Este sigue siendo un trabajo que se desarrolla en la vía pública y, aunque ella nunca ha tenido un accidente, varias de sus colegas auxiliares no han corrido con la misma suerte y han sido atropelladas. De hecho ella, cuando trabajó en el turno nocturno, casi fue arrollada por un vehículo.
“Nosotros somos el punto de ‘entrada’ de la obra, por así decirlo, porque estamos al frente. Una vez yo estaba en una esquina cuando un carro manejado por un personaje que yo creo que estaba borracho se llevó las señales, se llevó la cinta de la obra y casi me lleva a mí. Él carro no frenó, nunca paró, pero afortunadamente me alcancé a correr”, indicó Martha, quien también teme a los ciclistas que, de acuerdo con ella, son más partidarios de esquivar que de disminuir la velocidad.
Sobreviviente de Armero
Martha, quien hoy vive una vida tranquila en el barrio Candelaria La Nueva, en la localidad de Ciudad Bolívar, se salvó de la tragedia de Armero (Tolima) ese lejano 13 de noviembre de 1985 gracias a su mamá, la persona más importante en su vida y quien un día antes de ese miércoles le recomendó que se devolviera a Bogotá, en donde estaba estudiando administración hotelera, para que le rindiera en el viaje.
Lo que no sabía es que esa sería la última vez que la vería. Cuando logró regresar a su pueblo, hasta enero de 1986, trató de encontrar su casa y a su mamá, una de las 29 mil habitantes de ese punto en la geografía nacional, a las faldas del volcán Nevado del Ruiz, que desapareció en un abrir y cerrar de ojos. Pero nunca lo hizo; nunca la encontró.
“Duré dos años yendo, buscando, pero nunca volvimos a saber nada de ella. Llevamos 37 años con la incertidumbre y nunca lo pude superar. Ella era la persona más importante para mí y al final fue ella quien me salvó la vida. Ella me dijo: ‘Váyase ya que le va a coger la noche’. A mí me daba muy duro devolverme porque yo vivía sola en la capital pero le hice caso y me vine a las 2:00 de la tarde de ese martes.
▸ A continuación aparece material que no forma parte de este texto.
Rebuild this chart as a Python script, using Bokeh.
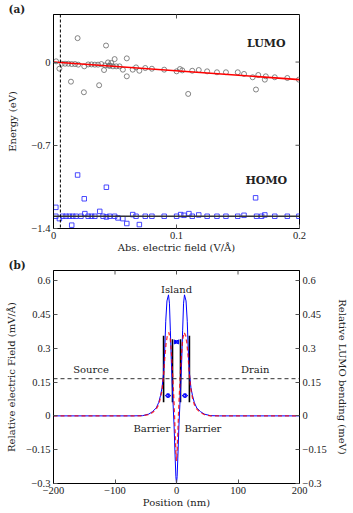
import math
from bokeh.plotting import figure
from bokeh.layouts import column
from bokeh.models import (Range1d, LinearAxis, FixedTicker, Label, Span, Arrow,
                          NormalHead, Title)
from bokeh.embed import file_html
from bokeh.resources import INLINE

# ---------------- Panel (a) data ----------------
lumo_x = [0.0021, 0.0048, 0.0067, 0.0094, 0.0121, 0.0148, 0.0175, 0.0201, 0.0196, 0.0142,
          0.0247, 0.0250, 0.0282, 0.0309, 0.0336, 0.0362, 0.0389, 0.0371, 0.0427, 0.0411,
          0.0443, 0.0470, 0.0497, 0.0451, 0.0483, 0.0510, 0.0537, 0.0564, 0.0596, 0.0596,
          0.0644, 0.0671, 0.0698, 0.0746, 0.0800, 0.0900, 0.1001, 0.1028, 0.1047, 0.1095,
          0.1128, 0.1181, 0.1249, 0.1329, 0.1402, 0.1498, 0.1549, 0.1619, 0.1646, 0.1665,
          0.1718, 0.1726, 0.1799, 0.1901, 0.1995, 0.0420, 0.0460]
lumo_y = [0.006, -0.056, -0.014, -0.014, -0.014, -0.017, -0.017, -0.022, 0.201, -0.165,
          -0.254, -0.036, -0.020, -0.020, -0.022, -0.022, -0.017, -0.195, 0.139, -0.067,
          -0.003, -0.008, 0.025, -0.031, -0.036, -0.036, -0.036, -0.064, 0.031, -0.120,
          -0.064, -0.045, -0.073, -0.050, -0.056, -0.064, -0.078, -0.059, -0.070, -0.268,
          -0.073, -0.067, -0.078, -0.086, -0.086, -0.086, -0.100, -0.128, -0.231, -0.109,
          -0.148, -0.120, -0.128, -0.134, -0.148, -0.028, -0.030]

homo_x = [0.0019, 0.0019, 0.0048, 0.0075, 0.0102, 0.0129, 0.0156, 0.0183, 0.0223, 0.0148,
          0.0196, 0.0250, 0.0255, 0.0282, 0.0309, 0.0336, 0.0376, 0.0430, 0.0403, 0.0430,
          0.0456, 0.0497, 0.0524, 0.0564, 0.0596, 0.0644, 0.0671, 0.0698, 0.0746, 0.0800,
          0.0900, 0.1001, 0.1034, 0.1061, 0.1101, 0.1128, 0.1181, 0.1249, 0.1329, 0.1402,
          0.1498, 0.1549, 0.1643, 0.1651, 0.1692, 0.1718, 0.1799, 0.1901, 0.1995]
homo_y = [-1.222, -1.297, -1.317, -1.297, -1.297, -1.297, -1.297, -1.297, -1.297, -1.372,
          -0.950, -1.150, -1.275, -1.297, -1.297, -1.297, -1.256, -1.053, -1.297, -1.303,
          -1.297, -1.297, -1.311, -1.317, -1.358, -1.283, -1.297, -1.367, -1.297, -1.297,
          -1.297, -1.297, -1.283, -1.289, -1.275, -1.297, -1.286, -1.297, -1.297, -1.297,
          -1.297, -1.289, -1.142, -1.297, -1.297, -1.286, -1.297, -1.297, -1.297]

lumo_fit_x = [0.0, 0.2]
lumo_fit_y = [0.0, -0.148]
homo_fit_x = [0.0, 0.2]
homo_fit_y = [-1.297, -1.297]
threshold_field = 0.0056

a_xticks = [0, 0.1, 0.2]
a_xlabels = ["0", "0.1", "0.2"]
a_yticks = [0, -0.7, -1.4]
a_ylabels = ["0", "\u22120.7", "\u22121.4"]

# ---------------- Panel (b) data ----------------
field_x = [-200, -100, -70, -55, -45, -39, -33, -29, -26, -23.5, -21, -19, -17.5, -15.5, -13,
           -11.5, -10, -8.5, -7, -5.5, -4, -2.5, -1, 0,
           1, 2.5, 4, 5.5, 7, 8.5, 10, 11.5, 13, 15.5, 17.5, 19, 21, 23.5, 26, 29, 33, 39,
           45, 55, 70, 100, 200]
field_y = [0, 0, 0, 0.001, 0.008, 0.019, 0.035, 0.059, 0.09, 0.125, 0.19, 0.30, 0.42, 0.51, 0.537,
           0.50, 0.38, 0.25, 0.14, 0.05, -0.04, -0.16, -0.27, -0.30,
           -0.27, -0.16, -0.04, 0.05, 0.14, 0.25, 0.38, 0.50, 0.537, 0.51, 0.42, 0.30, 0.19, 0.125,
           0.09, 0.059, 0.035, 0.019, 0.008, 0.001, 0, 0, 0]

bend_x = [-200, -100, -70, -55, -45, -39, -33, -29, -26, -23.5, -21, -19, -17, -15, -12.5,
          -10, -8, -6, -4, -2.5, -1, 0,
          1, 2.5, 4, 6, 8, 10, 12.5, 15, 17, 19, 21, 23.5, 26, 29, 33, 39, 45, 55, 70, 100, 200]
bend_y = [0, 0, 0, 0, 0.006, 0.015, 0.03, 0.05, 0.08, 0.115, 0.18, 0.26, 0.32, 0.355, 0.37,
          0.34, 0.27, 0.17, 0.06, -0.05, -0.16, -0.20,
          -0.16, -0.05, 0.06, 0.17, 0.27, 0.34, 0.37, 0.355, 0.32, 0.26, 0.18, 0.115, 0.08,
          0.05, 0.03, 0.015, 0.006, 0, 0, 0, 0]

barrier_x = [-21, -6.5, 6.5, 21]
barrier_top = [0.355, 0.34, 0.34, 0.355]
barrier_bottom = [0.06, 0.06, 0.06, 0.06]
source_drain_level = 0.165

b_xticks = [-200, -100, 0, 100, 200]
b_xlabels = ["\u2212200", "\u2212100", "0", "100", "200"]
b_yticks = [-0.3, -0.15, 0, 0.15, 0.3, 0.45, 0.6]
b_ylabels = ["\u22120.3", "\u22120.15", "0", "0.15", "0.3", "0.45", "0.6"]

TICKFONT = "Liberation Serif"
FONT = "DejaVu Serif"
TXT = "#222222"
TICK = "#555555"
W = 350
BL, BR = 53, 48


def style_axis(ax, ticks, labels):
    ax.ticker = FixedTicker(ticks=ticks)
    ax.major_label_overrides = {t: l for t, l in zip(ticks, labels)}
    ax.major_tick_in = 4
    ax.major_tick_out = 0
    ax.minor_tick_line_color = None
    ax.axis_line_color = "black"
    ax.major_tick_line_color = TICK
    ax.major_label_text_font = TICKFONT
    ax.major_label_text_font_size = "10.5px"
    ax.major_label_text_color = TXT
    ax.major_label_standoff = 3
    ax.axis_label_text_font = FONT
    ax.axis_label_text_font_size = "10px"
    ax.axis_label_text_font_style = "normal"
    ax.axis_label_text_color = TXT


def panel_title(p, text):
    t = Title(text=text, align="left", offset=-45, standoff=0, text_font=FONT,
              text_font_size="10.5px", text_font_style="bold", text_color=TXT)
    p.add_layout(t, "above")


def note(p, txt, x, y, bold=False, size="10px"):
    p.add_layout(Label(x=x, y=y, text=txt, text_font=FONT, text_font_size=size,
                       text_font_style="bold" if bold else "normal",
                       text_align="center", text_baseline="middle", text_color=TXT))


# ---------------- Figure (a) ----------------
pa = figure(width=W, height=256, output_backend="svg", toolbar_location=None,
            x_range=Range1d(0, 0.2), y_range=Range1d(-1.4, 0.4),
            min_border_left=BL, min_border_right=BR, min_border_top=14, min_border_bottom=28)
pa.grid.visible = False
pa.outline_line_color = "black"
panel_title(pa, "(a)")
style_axis(pa.xaxis[0], a_xticks, a_xlabels)
style_axis(pa.yaxis[0], a_yticks, a_ylabels)
pa.xaxis[0].axis_label = "Abs. electric field (V/\u00c5)"
pa.xaxis[0].axis_label_standoff = 0
pa.yaxis[0].axis_label = "Energy (eV)"
pa.yaxis[0].axis_label_standoff = 10

# mirrored ticks (top and right edges)
pa.scatter(a_xticks, [pa.y_range.end] * len(a_xticks), marker="dash", angle=math.pi / 2,
           size=8, line_color=TICK, line_width=1)
pa.scatter([pa.x_range.end] * len(a_yticks), a_yticks, marker="dash", angle=0,
           size=8, line_color=TICK, line_width=1)

pa.add_layout(Span(location=threshold_field, dimension="height", line_color="black",
                   line_dash="3 2", line_width=1))
pa.scatter(lumo_x, lumo_y, marker="circle", size=5, fill_color=None,
           line_color="#666666", line_width=0.8)
pa.line(lumo_fit_x, lumo_fit_y, line_color="#ff0000", line_width=1.6)
pa.scatter(homo_x, homo_y, marker="square", size=4.5, fill_color=None,
           line_color="#2a2aff", line_width=1, line_alpha=0.85)
pa.line(homo_fit_x, homo_fit_y, line_color="#333333", line_width=1.4)

note(pa, "LUMO", 0.173, 0.16, bold=True, size="11px")
note(pa, "HOMO", 0.173, -1.0, bold=True, size="11px")

# ---------------- Figure (b) ----------------
pb = figure(width=W, height=254, output_backend="svg", toolbar_location=None,
            x_range=Range1d(-200, 200), y_range=Range1d(-0.3, 0.645),
            min_border_left=BL, min_border_right=BR, min_border_top=13, min_border_bottom=27)
pb.grid.visible = False
pb.outline_line_color = "black"
panel_title(pb, "(b)")
style_axis(pb.xaxis[0], b_xticks, b_xlabels)
style_axis(pb.yaxis[0], b_yticks, b_ylabels)
pb.xaxis[0].axis_label = "Position (nm)"
pb.xaxis[0].axis_label_standoff = 0
pb.xaxis[0].major_label_standoff = 3
pb.yaxis[0].axis_label = "Relative electric Field (mV/\u00c5)"
pb.yaxis[0].axis_label_standoff = 6
rb = LinearAxis()
style_axis(rb, b_yticks, b_ylabels)
rb.axis_label = "Relative LUMO bending (meV)"
rb.axis_label_standoff = 7
pb.add_layout(rb, "right")
pb.scatter(b_xticks, [pb.y_range.end] * len(b_xticks), marker="dash", angle=math.pi / 2,
           size=8, line_color=TICK, line_width=1)

pb.add_layout(Span(location=source_drain_level, dimension="width", line_color="#333333",
                   line_dash="4 3", line_width=1))
pb.segment(x0=barrier_x, y0=barrier_bottom, x1=barrier_x, y1=barrier_top,
           line_color="black", line_width=1.6)
pb.line(field_x, field_y, line_color="#0000ff", line_width=1.0)
pb.line(bend_x, bend_y, line_color="#ff0000", line_width=1.3, line_dash="4 3", line_alpha=0.8)

arrow_y = 0.09
for i in (0, 2):
    x0 = barrier_x[i] + 2.5
    x1 = barrier_x[i + 1] - 2.5
    pb.add_layout(Arrow(x_start=x0, y_start=arrow_y, x_end=x1, y_end=arrow_y,
                        line_color="#0000ff", line_width=1, line_dash="2 1",
                        start=NormalHead(size=4, fill_color=None, line_color="#0000ff", line_width=1),
                        end=NormalHead(size=4, fill_color=None, line_color="#0000ff", line_width=1)))
pb.add_layout(Arrow(x_start=-3, y_start=0.328, x_end=3, y_end=0.328,
                    line_color="#0000ff", line_width=1,
                    start=NormalHead(size=4, fill_color="#3355ff", line_color="#0000ff", line_width=1),
                    end=NormalHead(size=4, fill_color="#3355ff", line_color="#0000ff", line_width=1)))

note(pb, "Source", -139, 0.205)
note(pb, "Drain", 128, 0.205)
note(pb, "Island", 0, 0.56)
note(pb, "Barrier", -40, -0.057)
note(pb, "Barrier", 43, -0.057)

layout = column(pa, pb, spacing=0)
open("out.html", "w").write(file_html(layout, INLINE))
Mi mamá me salvó”. Tres días más tarde, el 16 de ese mismo mes, Martha celebraría amargamente sus 20 años.
Solo con su hermana y sin ningún otro pariente y amigo, pues a todos se los llevaron el barro y la ceniza, regresó a Bogotá, en donde comenzó de ceros. Dejó su carrera, trató de montar una cigarrería en el barrio La Esmeralda que no le funcionó, y tras ires y venires, a sus casi 50 años, encontró la estabilidad que siempre buscó organizando el tráfico de una ciudad en construcción.